As The Irish Examiner reports today, there is mounting concern on certain parts of the coast over the environmental impact of a small number of larger Irish-registered fishing vessels working within the six nautical mile limit.
“If we are going to take the forage fish, what is left?” Irish Whale and Dolphin Group (IWDG) co-ordinator Dr Simon Berrow says.
“Catching sprat, which is a short-lived fish, and selling it for fishmeal is a race to the very bottom of the food chain,” Dr Berrow says.
His group has called for a moratorium on sprat fishing pending further scientific research.
Independent TD for Galway West Catherine Connolly has also called for a ban on “unsustainable fishing for sprat”
It is understood that the State’s Sea Fisheries Protection Authority (SFPA) has been alerted to the activities of several large vessels which are legally engaged in fishing for species like sprat and juvenile herring which marine mammals depend on.
A groundbreaking ban on trawling or seine fishing by vessels over 18 metres of length inside six nautical miles, introduced by former marine minister Michael Creed, was recently overturned as a result of a High Court judicial review.
Minister for Marine Charlie McConalogue recently confirmed he is appealing the High Court ruling.

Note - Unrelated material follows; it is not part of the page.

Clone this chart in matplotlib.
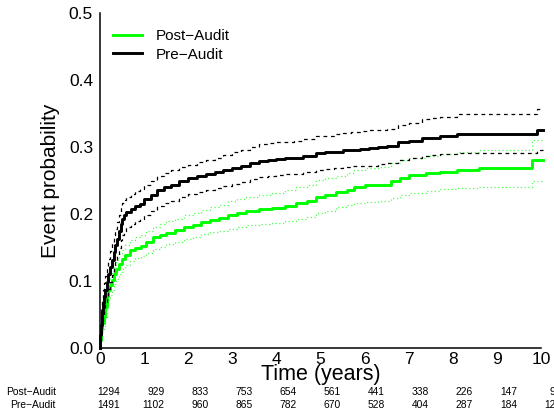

While welcoming the minister’s move, the National Inshore Fishermen’s Association (NIFA) and National Inshore Fishermen’s Organisation have both called for an interim “stay order” which would retain the ban, pending the outcome of the appeal.
NIFA member Michael Foley, a third-generation inshore sprat fisherman from Wexford, said that each year is more and more challenging for the inshore fleet.
Mr Foley (52) pair trawls for sprat on his 13m Western Dawn with another similar-sized vessel.
“When I began fishing 37 years ago, there were small boats in every port, but now all you have is a handful of boats on pots,” he said.
The Irish South and West Fish Producers’ Organisation representing 53 vessels said it believed the process used by the minister Michael Creed for the initial inshore ban was “fundamentally flawed” and its view had been vindicated by the High Court.
It said it would continue to offer its services to the new minister to see if more research should be carried out by the Marine Institute and if a draft management plan for sprat was required.
A Marine Institute study on the impact of inshore fishing found that vessels over 18m in length spend two per cent of their trawling effort inside six nautical miles.